About Me

My husband and I have been blessed with two children.  After traveling the world for four years as an Army Nurse (including South Korea and Hawaii), we unexpectedly settled in the heart of rural Georgia.  It’s been quite a shock, but I’m starting to enjoy the small-town environment.

I was blessed to be raised in a Christian family.  At the age of 6, I’ve been told that I prayed the “sinner’s prayer” asking Jesus to forgive me and come into my life.  However, I don’t remember this.  When I was 12, I found myself praying this “sinner’s prayer” nearly every hour, feeling that I simply wasn’t good enough for God to truly forgive me.  Each time I prayed, I doubted.  “What if God didn’t hear me?  What if I didn’t say it exactly right?”  While on a youth retreat with a new church, my doubts spilled over into embarrassed tears in front of my new friends.  Then someone took my hands and cupped them upward, saying, “Karen, God’s forgiveness is a gift – all you have to do is reach out and accept it.”  In that moment, I knew that God’s love and forgiveness were not earned, merely received.  The pressure of having to be perfect started to melt away.  Since then, I have been certain of my standing with God – not at all because of my own efforts but because of the effort of God’s perfect Son Jesus on my behalf.

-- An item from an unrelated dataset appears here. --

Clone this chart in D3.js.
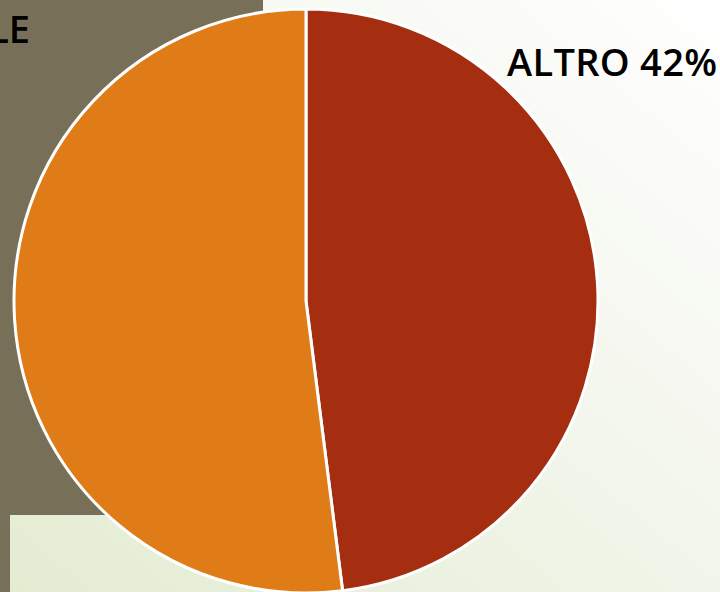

I try to let God lead my life – like everyone else, it’s an up and down thing.  There are seasons of closeness to God, and seasons of dryness.  I give Him full control in some areas while holding tightly to the steering wheel in others. I hope you enjoy traveling with me through the many bumps, turns, and hidden joys that life inevitably brings – with the goal of daily letting God have His way more and more.